Jellby · 05-21-2011, 03:31 AM

Quote:

Originally Posted by bizzybody

Here's a program that can read in a UTF-8 encoded HTML file and replace the UTF-8 HTML codes with the exact extended ASCII equivalent. https://www.mobileread.com/forums/sho...d.php?t=109996

I use recode, which is very easy:

Code:

recode utf8..html file.html

Quote:

WTH use UTF-8 for punctuation when ASCII and ordinary character encodings for Windows and other systems have characters like left and right quotes that produce exactly the same visible result? Unicode for standard characters when there's no need is text-bloat.
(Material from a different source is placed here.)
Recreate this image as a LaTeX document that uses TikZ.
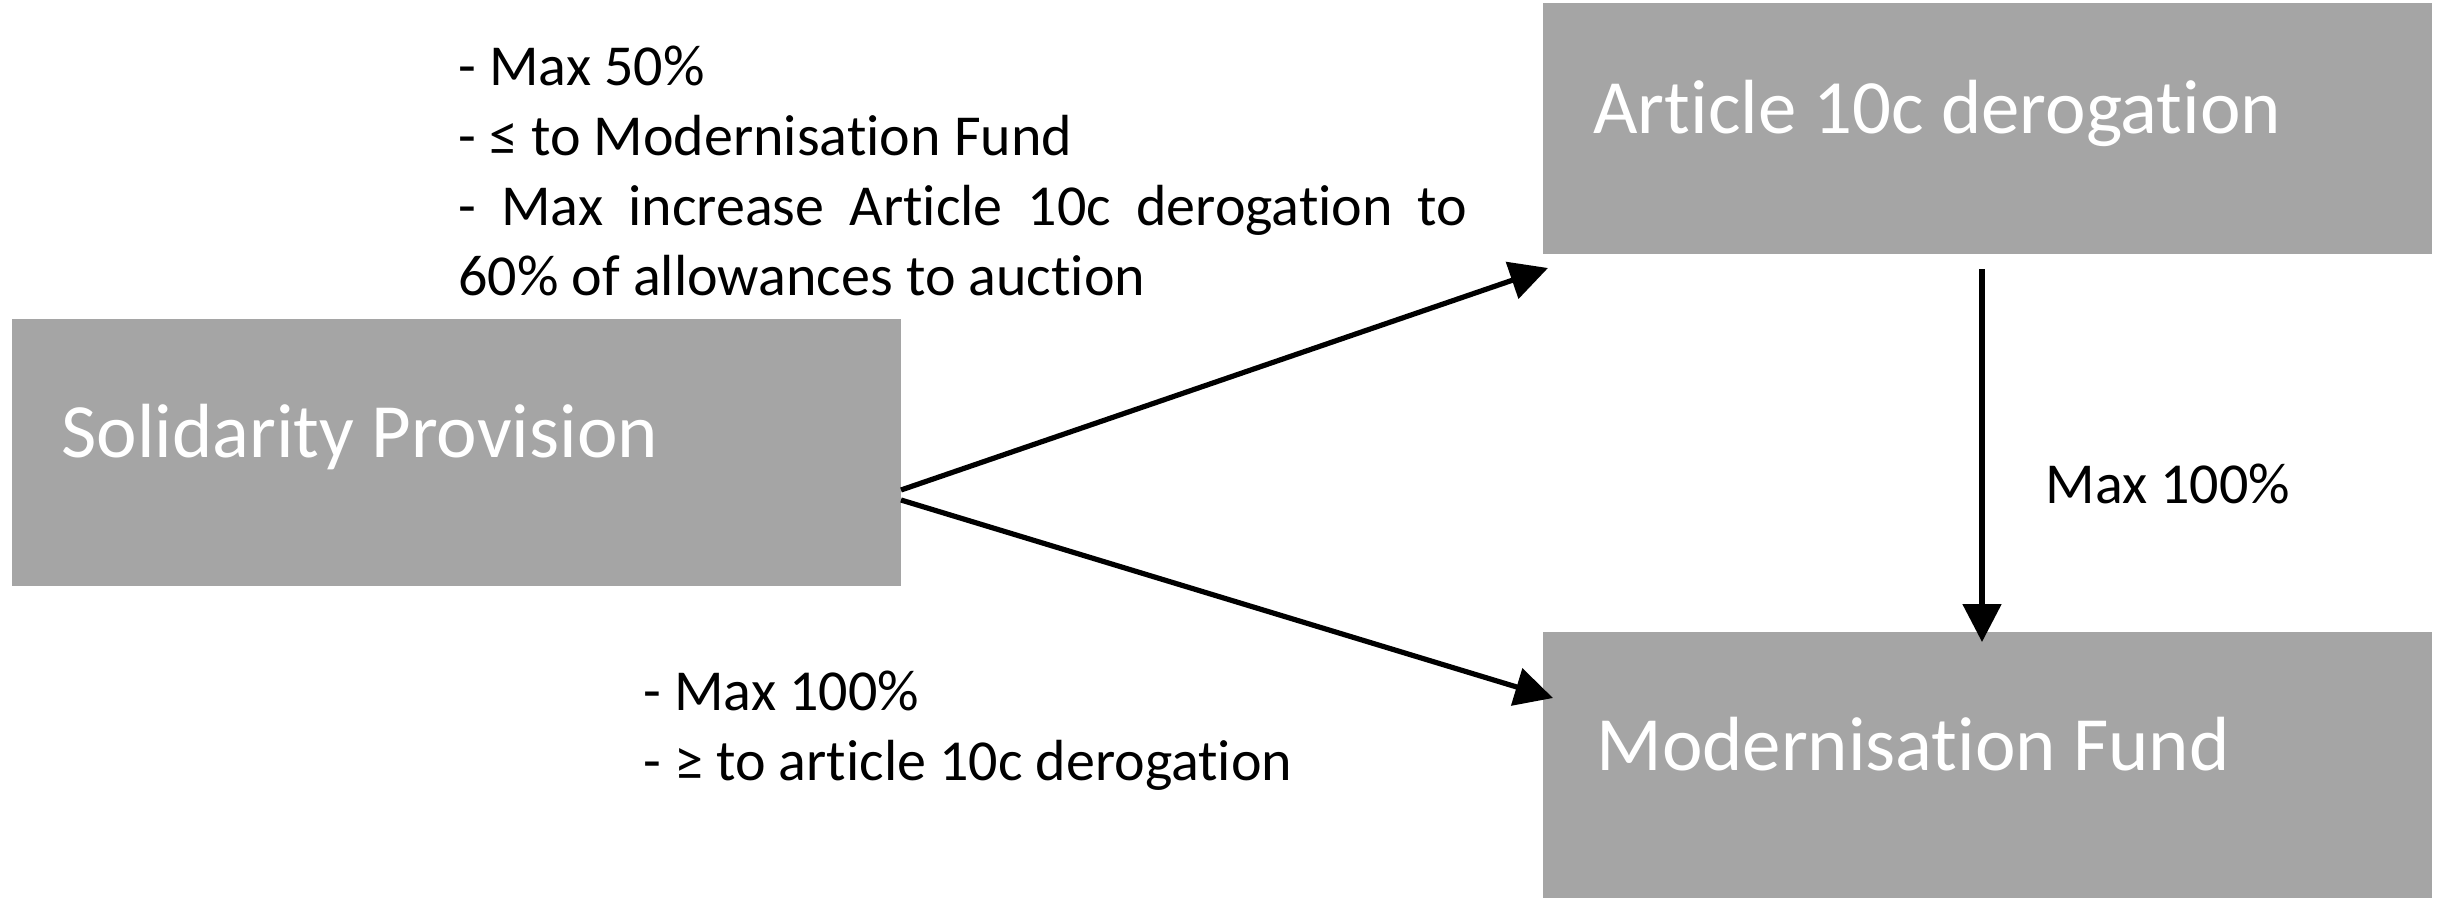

Replacing a couple thousand left and right unicode double quote marks with the left and right ASCII versions can reduce the file size quite a bit! A UTF-8 code is up to 7 characters, if leading zeroes are used. &#nnnn; One could write a whole text file that way but it'd be six times larger than using plain characters.

I think you are inverting the terms. Real ASCII has only 128 characters, everything else must be represented through (named or numerical) entities. ’ and & #8217; are "ASCII representations" in this discussion, as they use ASCII characters to represent another character that is not in the ASCII set. This is where text bloat is possible.

Using Unicode characters means using some Unicode encoding to represent the character directly, not through entities like above, so I can just write "é" or "ñ". These, in UTF-8, take at most 4 bytes, and typically 2 bytes (for Latin, Cyrillic or Greek scripts) or 3 bytes (for some punctuation).

But anyway, in ePUB all files are compressed, so the "bloat" introduced by the entities will be largely cancelled (since they are repetitive sequences, they can be more efficiently compressed).